A decision handed down by the Court of Appeal this week shows that Victoria’s baseline sentencing laws need urgent amendment, according to the Law Institute of Victoria.
A decision handed down by the Court of Appeal this week shows that Victoria’s baseline sentencing laws need urgent amendment, according to the Law Institute of Victoria.
LIV president Katie Miller said the legislation did not achieve its purpose of providing greater transparency in the sentencing process.
Ms Miller said the provisions eroded judicial discretion in the sentencing process and made sentencing partly dependent on other unrelated cases concerning unrelated offending.
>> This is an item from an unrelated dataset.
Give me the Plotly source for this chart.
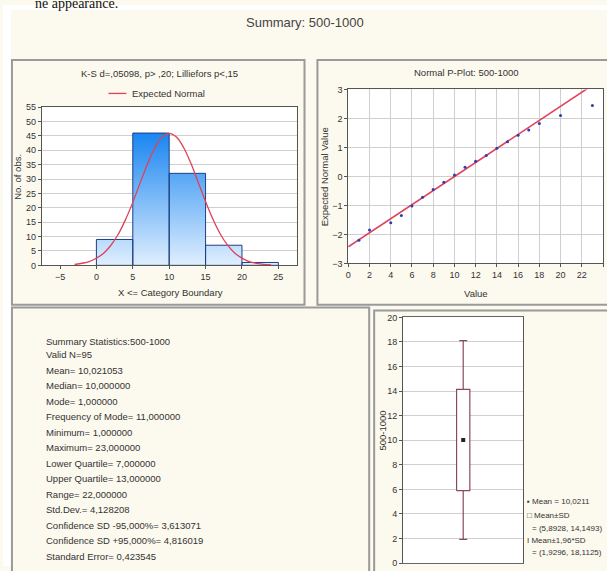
import plotly.graph_objects as go

W, H = 607, 571

# ---------------- data ----------------
bin_left = [0, 5, 10, 15, 20]
bin_right = [5, 10, 15, 20, 25]
counts = [9, 46, 32, 7, 1]

normal_x = [-3, -1, 0, 1, 2, 3, 4, 5, 6, 7, 8, 9, 10, 11, 12, 13, 14, 15, 16, 17, 18, 19, 20, 21, 22, 23, 24]
normal_y = [0.3, 1.3, 2.5, 4.2, 7.0, 10.8, 15.9, 21.9, 28.6, 35.1, 40.7, 44.5, 45.9, 44.6, 40.9, 35.4, 28.8,
            22.2, 16.1, 11.0, 7.1, 4.3, 2.5, 1.3, 0.7, 0.33, 0.15]

pp_x = [1, 2, 4, 5, 6, 7, 8, 9, 10, 11, 12, 13, 14, 15, 16, 17, 18, 20, 23]
pp_y = [-2.2, -1.85, -1.6, -1.35, -1.02, -0.72, -0.45, -0.2, 0.05, 0.32, 0.52, 0.72, 0.97, 1.2, 1.42,
        1.6, 1.83, 2.1, 2.45]
pp_line_x = [0, 24]
pp_line_y = [-2.43, 3.39]

box_mean = 10.0211
box_lo, box_hi = 5.8928, 14.1493
whisk_lo, whisk_hi = 1.9296, 18.1125

stats_lines = [
    "Summary Statistics:500-1000",
    "Valid N=95",
    "Mean= 10,021053",
    "Median= 10,000000",
    "Mode= 1,000000",
    "Frequency of Mode= 11,000000",
    "Minimum= 1,000000",
    "Maximum= 23,000000",
    "Lower Quartile= 7,000000",
    "Upper Quartile= 13,000000",
    "Range= 22,000000",
    "Std.Dev.= 4,128208",
    "Confidence SD -95,000%= 3,613071",
    "Confidence SD +95,000%= 4,816019",
    "Standard Error= 0,423545",
]

# ---------------- helpers (layout only) ----------------
def X(px):
    return px / W


def Y(py):
    return 1 - py / H


FONT = "Liberation Sans, Arial, sans-serif"
TXT = "#333333"
BEIGE = "#fcf9ee"

fig = go.Figure()

# histogram bars (gradient filled polygons built from bin edges and counts)
hx, hy = [], []
for l, r, c in zip(bin_left, bin_right, counts):
    hx += [l, l, r, r, l, None]
    hy += [0, c, c, 0, 0, None]
fig.add_trace(go.Scatter(
    x=hx, y=hy, mode="lines", fill="toself",
    line=dict(color="#1d3f86", width=1),
    fillgradient=dict(type="vertical", start=0, stop=max(counts),
                      colorscale=[[0, "#e4f1ff"], [1, "#1a86f0"]]),
    xaxis="x", yaxis="y", hoverinfo="skip"))
fig.add_trace(go.Scatter(
    x=normal_x, y=normal_y, mode="lines", line=dict(color="#e0405a", width=1.3, shape="spline"),
    xaxis="x", yaxis="y"))

# P-plot
fig.add_trace(go.Scatter(x=pp_line_x, y=pp_line_y, mode="lines",
                         line=dict(color="#e0405a", width=1.6), xaxis="x2", yaxis="y2"))
fig.add_trace(go.Scatter(x=pp_x, y=pp_y, mode="markers",
                         marker=dict(color="#2a3fb0", size=3, symbol="circle"),
                         xaxis="x2", yaxis="y2"))

# box plot
bw = 0.11
fig.add_trace(go.Scatter(
    x=[0, 0, None, 0, 0, None, -bw * 0.6, bw * 0.6, None, -bw * 0.6, bw * 0.6],
    y=[whisk_lo, box_lo, None, box_hi, whisk_hi, None, whisk_lo, whisk_lo, None, whisk_hi, whisk_hi],
    mode="lines", line=dict(color="#8a4a5a", width=1.2), xaxis="x3", yaxis="y3"))
fig.add_trace(go.Scatter(
    x=[-bw, -bw, bw, bw, -bw], y=[box_lo, box_hi, box_hi, box_lo, box_lo],
    mode="lines", line=dict(color="#8a4a5a", width=1.2), fill="toself", fillcolor="white",
    xaxis="x3", yaxis="y3"))
fig.add_trace(go.Scatter(x=[0], y=[box_mean], mode="markers",
                         marker=dict(color="#222222", size=4, symbol="square"),
                         xaxis="x3", yaxis="y3"))

tickf = dict(family=FONT, size=9, color=TXT)
grid = "#cfcfcf"
common = dict(showline=True, linecolor="#555555", linewidth=1, mirror=True,
              ticks="outside", ticklen=3, tickcolor="#555555", tickfont=tickf, zeroline=False)

fig.update_layout(
    width=W, height=H, margin=dict(l=0, r=0, t=0, b=0),
    paper_bgcolor=BEIGE, plot_bgcolor="white", showlegend=False,
    xaxis=dict(domain=[X(39), X(295)], range=[-7.5, 27.5], tickvals=[-5, 0, 5, 10, 15, 20, 25],
               showgrid=False, anchor="y", **common),
    yaxis=dict(domain=[Y(265), Y(104)], range=[0, 55], dtick=5, showgrid=True, gridcolor=grid,
               anchor="x", **common),
    xaxis2=dict(domain=[X(347), X(603)], range=[0, 24], dtick=2, showgrid=True, gridcolor=grid,
                anchor="y2", **common),
    yaxis2=dict(domain=[Y(263), Y(86)], range=[-3, 3], dtick=1, showgrid=True, gridcolor=grid,
                anchor="x2", **common),
    xaxis3=dict(domain=[X(402), X(523)], range=[-1, 1], showticklabels=False, showgrid=False,
                anchor="y3", showline=True, linecolor="#666666", mirror=True, zeroline=False),
    yaxis3=dict(domain=[Y(568), Y(318)], range=[0, 20], dtick=2, showgrid=True, gridcolor=grid,
                anchor="x3", **common),
)

shapes = []
# white margins of the screenshot
shapes.append(dict(type="rect", xref="paper", yref="paper", x0=0, x1=X(8), y0=0, y1=1,
                   fillcolor="white", line=dict(width=0), layer="below"))
shapes.append(dict(type="rect", xref="paper", yref="paper", x0=0, x1=1, y0=Y(5), y1=1,
                   fillcolor="white", line=dict(width=0), layer="below"))
# panel frames
for (x0, y0, x1, y1) in [(9, 56, 303, 305), (316, 56, 612, 305), (9, 308, 368, 590), (373, 311, 612, 590)]:
    shapes.append(dict(type="rect", xref="paper", yref="paper", x0=X(x0), x1=X(x1), y0=Y(y1), y1=Y(y0),
                       line=dict(color="#9a9a9a", width=2), layer="below"))
# legend line for expected normal
shapes.append(dict(type="line", xref="paper", yref="paper", x0=X(106), x1=X(124), y0=Y(90), y1=Y(90),
                   line=dict(color="#e0405a", width=1.3)))
fig.update_layout(shapes=shapes)

ann = []


def A(text, px, py, size=9.5, xanchor="left", angle=0, color=TXT, family=FONT):
    ann.append(dict(text=text, xref="paper", yref="paper", x=X(px), y=Y(py), showarrow=False,
                    xanchor=xanchor, yanchor="middle", textangle=angle,
                    font=dict(family=family, size=size, color=color)))


A("ne appearance.", 30, -2, size=14, color="#111111", family="Liberation Serif, serif")
A("Summary: 500-1000", 303, 18, size=13, xanchor="center", color="#444444")
A("K-S d=,05098, p> ,20; Lilliefors p<,15", 157, 70, xanchor="center")
A("Expected Normal", 128, 90)
A("No. of obs.", 15, 175, xanchor="center", angle=-90)
A("X <= Category Boundary", 168, 293, xanchor="center")
A("Normal P-Plot: 500-1000", 466, 69, xanchor="center")
A("Expected Normal Value", 324, 175, xanchor="center", angle=-90)
A("Value", 475, 294, xanchor="center")
A("500-1000", 381, 433, xanchor="center", angle=-90)

for i, line in enumerate(stats_lines):
    py = 343 if i == 0 else 356 + (i - 1) * (561 - 356) / (len(stats_lines) - 2)
    A(line, 41, py)

A("▪ Mean = 10,0211", 525, 505, size=8)
A("□ Mean±SD", 525, 520, size=8)
A("= (5,8928, 14,1493)", 530, 533, size=8)
A("I Mean±1,96*SD", 525, 545, size=8)
A("= (1,9296, 18,1125)", 530, 557, size=8)

fig.update_layout(annotations=ann)

fig.write_html("out.html", config={"displayModeBar": False},
               post_script="document.body.style.margin='0';document.body.style.overflow='hidden';")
The legislation also requires judges to do a complex mathematical exercise to determine the median sentence, according to Ms Miller.
Baseline sentences are specified prison sentences for seven offences determined by the Victorian parliament on the basis of the median sentence length of previous cases. The median is a statistic equal to the middle value of a set of scores arranged from highest to lowest.
Under the law, which was introduced as an amendment to the Sentencing Act 1991 in 2014, those convicted of murder face a baseline sentence of 25 years. Incest carries a baseline sentence of 10 years in prison and certain drug traffic offences carry a baseline sentence of 14 years.
On Tuesday the Court of Appeal ruled by a 4-1 majority that the baseline provisions were “incapable of being given any practical operation” and that the defect in the legislation was “incurable”.
The judgment found that baseline sentencing was "without precedent in Australian sentencing law". This is the first time the laws have been interpreted by a court.